Algunos interrogantes que rodean el asesinato del 35º presidente de EEUU, John Fitzgerald Kennedy, posiblemente no se resolverán nunca, como seguramente nunca acabarán las teorías conspiratorias sobre un magnicidio del que más del 60% de los estadounidenses no creen la versión oficial. Pero, al menos, acaba el secreto que ha protegido miles de documentos relacionados con aquellos hechos. Ayer, en el día exacto que marcó una ley de 1992, debía comenzar su desclasificación.

Los expertos no esperan ninguna revelación que obligue a reescribir la historia, pero muchos coinciden en creer que esa historia será más completa a partir de ahora. Y su mayor foco está en más detalles sobre el viaje que realizó a México Lee Harvey Oswald dos meses antes de apretar el gatillo el 22 de noviembre de 1963 en la plaza Dealey de Dallas, un viaje en el que se reunió con cubanos y soviéticos. También, en determinar mejor el papel que desempeñaron la CIA y otros actores gubernamentales, quizá más por omisión que por acción.
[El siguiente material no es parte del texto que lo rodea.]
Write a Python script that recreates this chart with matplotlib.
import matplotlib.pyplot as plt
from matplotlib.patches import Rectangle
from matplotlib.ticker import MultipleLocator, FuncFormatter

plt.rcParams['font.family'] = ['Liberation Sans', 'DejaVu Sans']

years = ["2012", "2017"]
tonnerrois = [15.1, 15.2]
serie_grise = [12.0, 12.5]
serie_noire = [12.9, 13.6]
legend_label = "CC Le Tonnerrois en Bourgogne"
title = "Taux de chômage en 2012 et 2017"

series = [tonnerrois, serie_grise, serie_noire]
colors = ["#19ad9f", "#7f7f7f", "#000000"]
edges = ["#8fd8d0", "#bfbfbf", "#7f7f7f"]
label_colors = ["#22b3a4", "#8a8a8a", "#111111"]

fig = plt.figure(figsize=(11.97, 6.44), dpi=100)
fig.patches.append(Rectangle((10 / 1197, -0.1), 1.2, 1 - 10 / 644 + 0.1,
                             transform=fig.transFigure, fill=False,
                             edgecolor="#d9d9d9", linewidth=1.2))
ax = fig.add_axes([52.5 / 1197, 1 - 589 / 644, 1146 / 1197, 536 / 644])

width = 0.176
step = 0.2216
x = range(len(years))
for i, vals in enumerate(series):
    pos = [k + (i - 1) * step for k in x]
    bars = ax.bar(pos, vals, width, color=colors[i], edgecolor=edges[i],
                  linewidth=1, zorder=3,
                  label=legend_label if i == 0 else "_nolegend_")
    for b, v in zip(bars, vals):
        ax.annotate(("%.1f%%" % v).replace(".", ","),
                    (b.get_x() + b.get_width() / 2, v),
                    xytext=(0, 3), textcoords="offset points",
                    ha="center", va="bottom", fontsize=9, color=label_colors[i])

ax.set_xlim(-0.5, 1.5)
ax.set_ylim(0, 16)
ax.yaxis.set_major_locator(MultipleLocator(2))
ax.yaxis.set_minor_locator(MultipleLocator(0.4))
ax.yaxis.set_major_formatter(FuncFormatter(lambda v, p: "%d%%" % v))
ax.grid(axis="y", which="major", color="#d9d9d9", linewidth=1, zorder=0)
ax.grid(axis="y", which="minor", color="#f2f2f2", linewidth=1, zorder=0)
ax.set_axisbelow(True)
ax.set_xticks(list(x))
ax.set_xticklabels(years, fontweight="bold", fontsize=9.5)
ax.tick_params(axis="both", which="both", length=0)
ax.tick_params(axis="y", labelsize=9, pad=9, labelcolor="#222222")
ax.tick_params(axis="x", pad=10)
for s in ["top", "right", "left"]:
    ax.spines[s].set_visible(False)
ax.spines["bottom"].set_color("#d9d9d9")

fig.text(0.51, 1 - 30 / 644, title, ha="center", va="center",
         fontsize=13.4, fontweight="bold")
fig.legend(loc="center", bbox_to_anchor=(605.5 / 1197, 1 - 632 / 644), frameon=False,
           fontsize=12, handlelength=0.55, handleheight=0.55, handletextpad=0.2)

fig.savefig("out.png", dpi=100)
«Esto es sobre la guerra fría, sobre espías, sobre un momento en que sabemos que el Gobierno estaba ligado con la Mafia para asesinar a (Fidel) Castro», le ha dicho a The New York Times Gerald Posner, que en su libro Caso cerrado defendió, como la Comisión Warren, que Oswald actuó en solitario. «La idea de que Oswald salió de la nada y disparó al presidente es falsa. La CIA tenía un profundo archivo sobre él», le ha dicho al Times Jefferson Morley, director de la web JFKfacts.org.
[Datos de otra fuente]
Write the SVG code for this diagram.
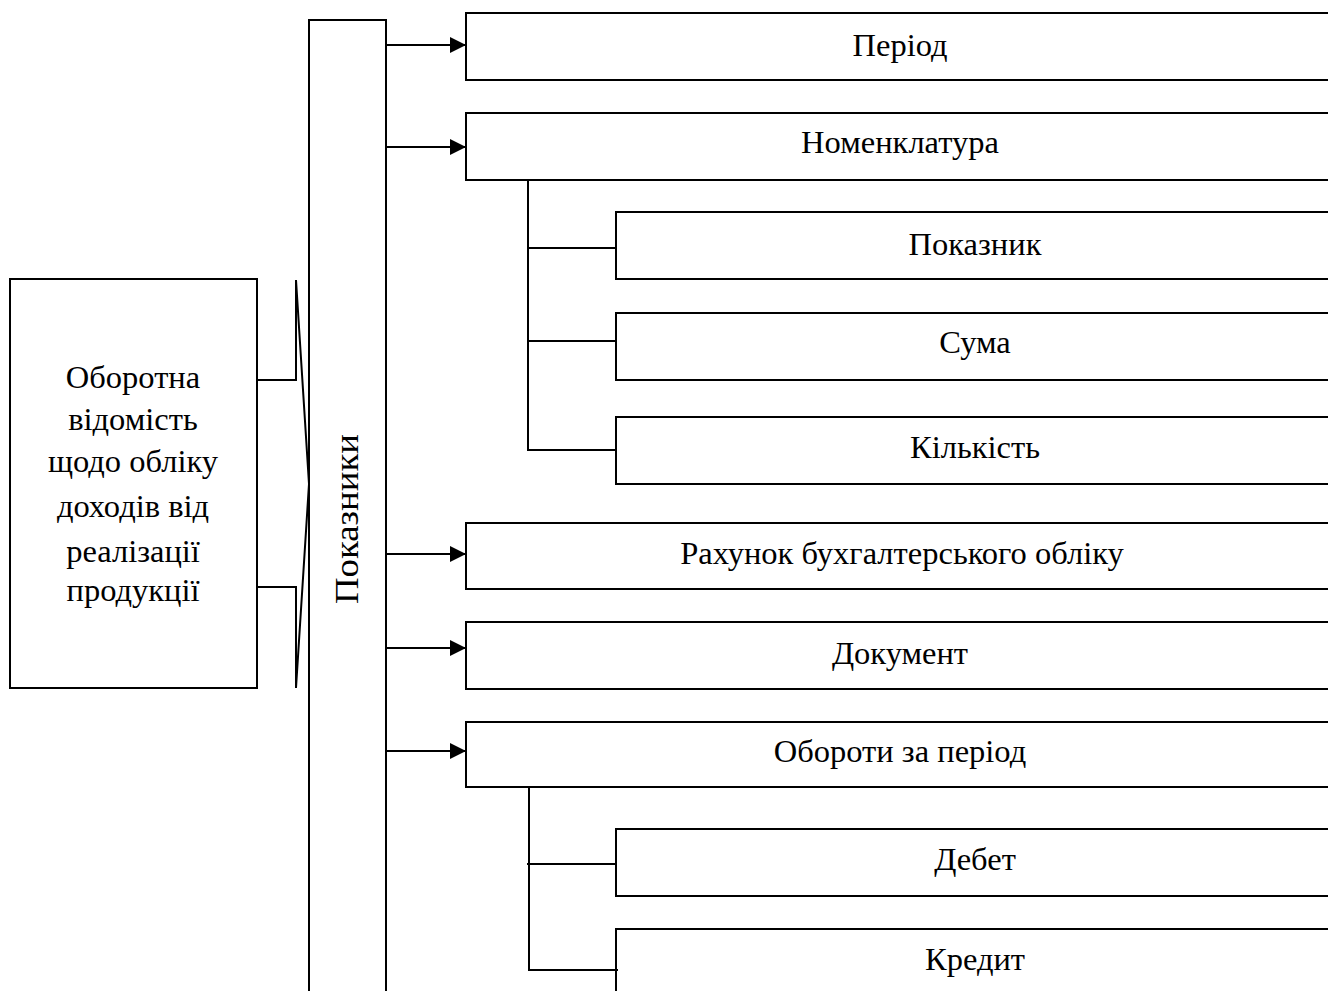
<svg xmlns="http://www.w3.org/2000/svg" width="1328" height="991" viewBox="0 0 1328 991">
<style>
.box{fill:#fff;stroke:#000;stroke-width:2}
.ln{fill:none;stroke:#000;stroke-width:2}
text{font-family:"Liberation Serif","Times New Roman",serif;font-size:32.5px;fill:#000;text-anchor:middle}
</style>
<defs>
<marker id="ah" markerWidth="16" markerHeight="16" refX="16" refY="8" orient="auto" markerUnits="userSpaceOnUse">
<path d="M0,0 L16,8 L0,16 Z" fill="#000"/>
</marker>
</defs>
<rect width="1328" height="991" fill="#fff"/>
<g id="source">
<rect class="box" x="10" y="279" width="247" height="409"/>
<text x="133" y="388">Оборотна</text>
<text x="133" y="430">відомість</text>
<text x="133" y="472">щодо обліку</text>
<text x="133" y="517">доходів від</text>
<text x="133" y="562">реалізації</text>
<text x="133" y="601">продукції</text>
</g>
<g id="pokaznyky">
<rect class="box" x="309" y="20" width="77" height="990"/>
<text transform="translate(358,519) rotate(-90)" style="font-size:34px" textLength="170" lengthAdjust="spacingAndGlyphs" x="0" y="0">Показники</text>
</g>
<g id="period"><rect class="box" x="466" y="13" width="880" height="67"/><text x="900" y="56">Період</text></g>
<g id="nomenklatura"><rect class="box" x="466" y="113" width="880" height="67"/><text x="900" y="153">Номенклатура</text></g>
<g id="pokaznyk"><rect class="box" x="616" y="212" width="730" height="67"/><text x="975" y="255">Показник</text></g>
<g id="suma"><rect class="box" x="616" y="313" width="730" height="67"/><text x="975" y="353">Сума</text></g>
<g id="kilkist"><rect class="box" x="616" y="417" width="730" height="67"/><text x="975" y="458">Кількість</text></g>
<g id="rakhunok"><rect class="box" x="466" y="523" width="880" height="66"/><text x="902" y="564">Рахунок бухгалтерського обліку</text></g>
<g id="dokument"><rect class="box" x="466" y="622" width="880" height="67"/><text x="900" y="664">Документ</text></g>
<g id="oboroty"><rect class="box" x="466" y="722" width="880" height="65"/><text x="900" y="762">Обороти за період</text></g>
<g id="debet"><rect class="box" x="616" y="829" width="730" height="67"/><text x="975" y="870">Дебет</text></g>
<g id="kredyt"><rect class="box" x="616" y="929" width="730" height="100"/><text x="975" y="970">Кредит</text></g>
<g id="connectors">
<polyline class="ln" points="257,380 296,380 296,280 309,484 296,688 296,587 257,587"/>
<line class="ln" x1="386" y1="45" x2="466" y2="45" marker-end="url(#ah)"/>
<line class="ln" x1="386" y1="147" x2="466" y2="147" marker-end="url(#ah)"/>
<line class="ln" x1="386" y1="554" x2="466" y2="554" marker-end="url(#ah)"/>
<line class="ln" x1="386" y1="648" x2="466" y2="648" marker-end="url(#ah)"/>
<line class="ln" x1="386" y1="751" x2="466" y2="751" marker-end="url(#ah)"/>
<polyline class="ln" points="528,180 528,450 616,450"/>
<line class="ln" x1="528" y1="248" x2="616" y2="248"/>
<line class="ln" x1="528" y1="341" x2="616" y2="341"/>
<polyline class="ln" points="529,787 529,970 618,970"/>
<line class="ln" x1="527" y1="864" x2="616" y2="864"/>
</g>
</svg>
Según los Archivos Nacionales, guardianes de una colección de unos cinco millones de páginas, el 88% de los documentos ya se han hecho públicos a lo largo de los años. Otro 11% se desclasificó con «partes sensibles» editadas y quedaba un 1% que nunca había visto la luz. Según la ley de 1992 (que hunde sus raíces en las dudas despertadas sobre la versión oficial por la película de Oliver Stone JFK), se levanta el secreto sobre ese 1% (unos 3.100 documentos) y sobre las partes ilegibles del 11% editado (unos 30.000).

Ha querido la coincidencia que el plazo se haya cumplido cuando en el Despacho Oval se sienta Donald Trump, que parcialmente ha cimentado su carrera política sobre teorías conspiratorias. Y la coincidencia deja en manos de un mandatario que mantiene una tensa relación con la comunidad de inteligencia por el Rusiagate decidir si escucha la llamada de esa comunidad a mantener parte de los documentos clasificados.

Trump puede hacerlo si ve potencial «daño identificable para la defensa militar, operaciones de inteligencia, aplicación de la ley o la conducción de relaciones internacionales».